According to another survey, 62% of Americans believe that corporate CEOs are not doing enough to restore confidence in American business. And, finally, one other ranking places the credibility of CEOs somewhere between used car salesmen and chiropractors. Clearly, we have a problem. And we should also remember that it is one associated with enormous costs. Part of the cost, of course, are the direct tangible dollars of loss associated with various mis-deeds: $600 million in squandered spending at Tyco, or $850 million of losses at the California Teacher's Pension Fund due to World Com's deceptive accounting practices. Thousands of people lost not just their jobs but their life savings because of the Enron's of this country.
A second category of cost cannot be so easily measured. It is the cost associated with the lost trust and confidence manifested in those surveys I mentioned a moment ago. The American democratic capitalistic system is far and away the greatest and most successful governmental and economic model ever created in the world. But these scandals and issues tear at our moral and ethical fabric and erode our ability to lead. This has been real.
Finally, some would say there is a third cost to these recent events. And that is the cost associated with making sure these events do not occur again. This includes the cost to business of complying with the swath of legislative and regulatory reform that has been imposed on Corporate America. This includes, most prominently, the Sarbanes-Oxley Act, which requires large public companies like mine to spend millions of dollars annually to document, test, and certify that our business process, internal controls, and financial information are accurate, subject to outside attestation. And it backs these new requirements up with tough civil and criminal penalties.
At our Bank, we are spending millions of dollars annually, have hired numerous new staff, invested further in outside consultants and new systems, and have members of current management spending considerable time on these activities. And this will continue for the foreseeable future. For those of you out there who aspire to a career in accounting and auditing, let me just say, You Rule! Believe it or not, you will have the glamour jobs of the business world, circa 2004 at least. Or if not glamorous, these positions will at least be plentiful.
Now, I know many complain that these new rules and requirements are costly and unnecessary – needlessly penalizing the great majority of honest companies operating today. And there are good reasons to wonder at times whether the principles of proportion and reasonableness are being violated, stifling creative, innovative business activity I personally think there are good reasons to worry about this but, in this case, I also think the cost is worth the benefit. It is the price we must pay in this country to convince people that our economic system is clean, fair and credible, and that investors have a fair shake. When excesses occur, a cleansing is required. And that is what Sarbanes-Oxley, new SEC rules, new NYSE standards, and the like, are providing.
Whatever your own point of view on the above may be, this is the context you are now entering as business professionals and future business leaders. And it warrants a moment's reflection, at least, as to what your and your classmate's responsibilities are to your company and to your community.
I'd like to close today by offering some brief thoughts on this matter, based on my own career and observations. I do so with some trepidation because I hardly qualify for Sainthood. Just ask my wife of nearly 25 years or my 80-year-old mother! But I do have a few principles that I have tried to faithfully follow, and which, if everyone acted on, would result in a better qualify of life and standard of living for all of us.
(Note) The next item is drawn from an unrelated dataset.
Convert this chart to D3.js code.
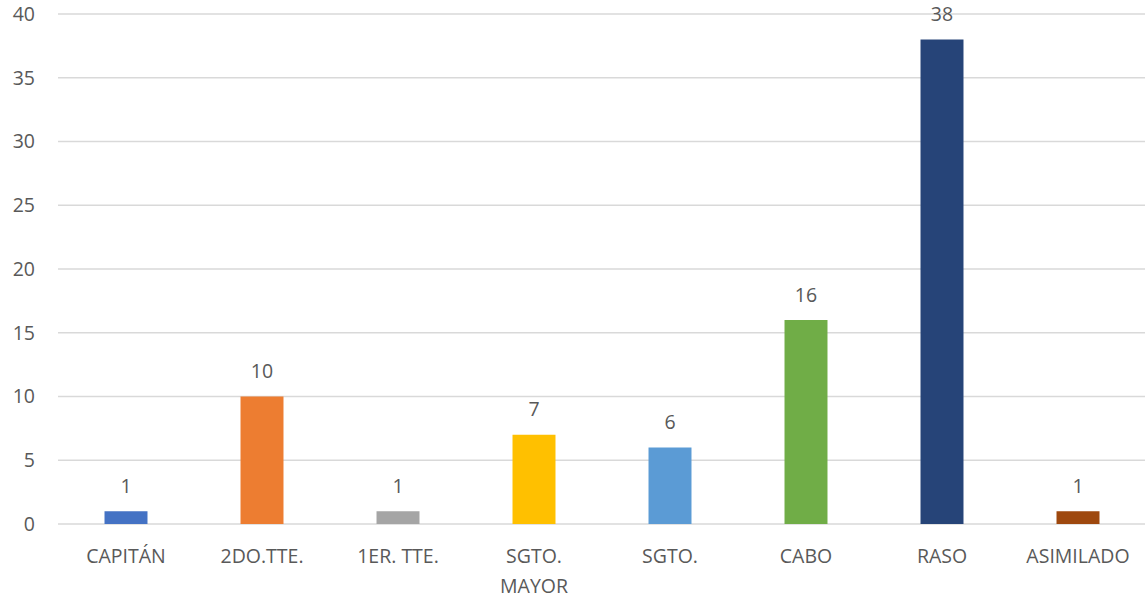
<!DOCTYPE html>
<html>
<head>
<meta charset="utf-8">
<script src="https://cdnjs.cloudflare.com/ajax/libs/d3/7.8.5/d3.min.js"></script>
<style>
  body { margin: 0; background: #fff; }
  text { font-family: "Open Sans", "Liberation Sans", sans-serif; fill: #595959; }
</style>
</head>
<body>
<svg id="chart"></svg>
<script>
var categories = ["CAPITÁN", "2DO.TTE.", "1ER. TTE.", "SGTO. MAYOR", "SGTO.", "CABO", "RASO", "ASIMILADO"]
var values = [1, 10, 1, 7, 6, 16, 38, 1]
var colors = ["#4472C4", "#ED7D31", "#A5A5A5", "#FFC000", "#5B9BD5", "#70AD47", "#264478", "#9E480E"]
var yTicks = [0, 5, 10, 15, 20, 25, 30, 35, 40]

var width = 1145
var height = 600

var svg = d3.select("#chart").attr("width", width).attr("height", height)

var xScale = d3.scaleBand()
    .domain(categories)
    .range([58, 1146])
    .paddingInner(0.684)
    .paddingOuter(0.342)

var yScale = d3.scaleLinear()
    .domain([0, 40])
    .range([524, 14])

// gridlines
svg.append("g").selectAll("line")
    .data(yTicks)
    .join("line")
    .attr("x1", 58)
    .attr("x2", 1145)
    .attr("y1", d => yScale(d))
    .attr("y2", d => yScale(d))
    .attr("stroke", "#d9d9d9")
    .attr("stroke-width", 1.3)

// y axis labels
var yAxis = d3.axisLeft(yScale).tickValues(yTicks).tickSize(0).tickPadding(0)
var yG = svg.append("g").attr("transform", "translate(35,0)").call(yAxis)
yG.select(".domain").remove()
yG.selectAll("text").style("font-size", "19.5px").attr("fill", "#595959")
    .style("font-family", "'Open Sans', sans-serif")

// bars
svg.append("g").selectAll("rect")
    .data(values)
    .join("rect")
    .attr("x", (d, i) => xScale(categories[i]))
    .attr("width", xScale.bandwidth())
    .attr("y", d => yScale(d))
    .attr("height", d => yScale(0) - yScale(d))
    .attr("fill", (d, i) => colors[i])

// value labels
svg.append("g").selectAll("text")
    .data(values)
    .join("text")
    .attr("x", (d, i) => xScale(categories[i]) + xScale.bandwidth() / 2)
    .attr("y", d => yScale(d) - 18.5)
    .attr("text-anchor", "middle")
    .style("font-size", "19.5px")
    .text(d => d)

// x axis labels
var xAxis = d3.axisBottom(xScale).tickSize(0).tickPadding(0)
var xG = svg.append("g").attr("transform", "translate(0,524)").call(xAxis)
xG.select(".domain").remove()
xG.selectAll("text").remove()
xG.selectAll(".tick").each(function (d) {
    var t = d3.select(this).append("text")
        .attr("text-anchor", "middle")
        .attr("fill", "#595959")
        .style("font-size", "19.5px")
    var words = d === "SGTO. MAYOR" ? ["SGTO.", "MAYOR"] : [d]
    words.forEach(function (w, j) {
        t.append("tspan").attr("x", 0).attr("y", 39 + j * 30).text(w)
    })
})
</script>
</body>
</html>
First, always try to share accurately the factual details of any situation with those you are communicating with, whether those inside your company or those outside. When a thorny issue arise in my Bank, with different points of view on how to deal with it, I often say "let's start with the facts and work back from there": Perhaps Mark Twain said it even better: "always tell the truth, so you don't have to remember anything else."
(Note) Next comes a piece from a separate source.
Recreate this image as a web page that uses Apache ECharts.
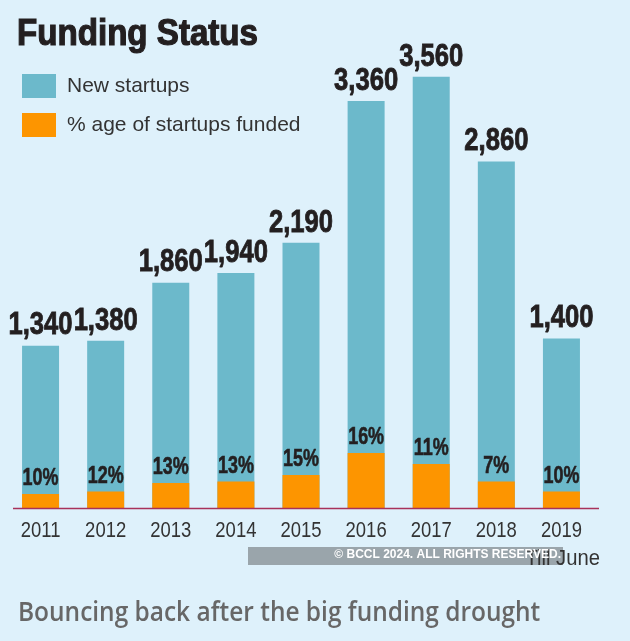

It sounds simple – even trite. "Tell the truth". But the fact is that, while outright lies and deception are fortunately, I believe, still the great exception, we do live in an era where deliberate obfuscation, ambiguity, euphemisms, and spin supplant directness, openness and candor. Multi-million dollar executive birthday parties in the Mediterranean get written off as legitimate business expenses.
Physical abuse of prisoners is just fraternity hazing gone a little overheated. Tax increases become revenue enhancements. No wonder cynicism abounds.
My second admonition to you is that wherever, you work, make sure you have a mission you can believe in. At the Federal Home Loan Bank of Atlanta, we are fortunate in that regard. We are a private company created by Congress in 1932 to provide funding and liquidity in support of the nation's housing market. It is a mission that continues today as we support both market-rate mortgage financing and the affordable housing needs of low and moderate income Americans.
This mission makes it easy for me and my fellow employees to go to work each day and believe that what we do makes a difference. I realize that not all companies have such a direct social dimension in their charter. But whether your employer is providing food products, consumer goods, energy services, or lawn and garden equipment, you are personally providing a valuable service for people. And this context, I believe, is the most valuable dimension of your work, not an excessive focus on the day-to-day condition of your balance sheet or income statement. Keep a focus on your mission and its benefits to society.
Third and finally, make certain you and your employer give back to the community in which you work. This is another area where I am particularly proud of our Bank. We created in 1997 a Community Involvement Program that is employee driven and that resulted last year, for example, in over 7,000 volunteer hours donated to 157 non-profit organizations, and nearly half a million dollars in contributions and donations to various causes. We provide the equivalent of three days per year of paid leave to each of our employees to volunteer to community volunteer activities.
Of course, many companies are outstanding community citizens. But many others do too little. And this is an area where you will be able to provide leadership over time and shape the efforts of wherever you work.
In closing, let me urge you to do your part to restore and build trust in the greatest system and society in the world. We need it today more than anytime then in at least the last 35 years. Trust begins with our leaders. It is a form of capital that is priceless. You need to honor it and protect it as your best asset. In the process, it will free your minds – and those of your future colleagues and associates – to create the products and services, and to provide the inspiration, to build our country to ever-greater heights.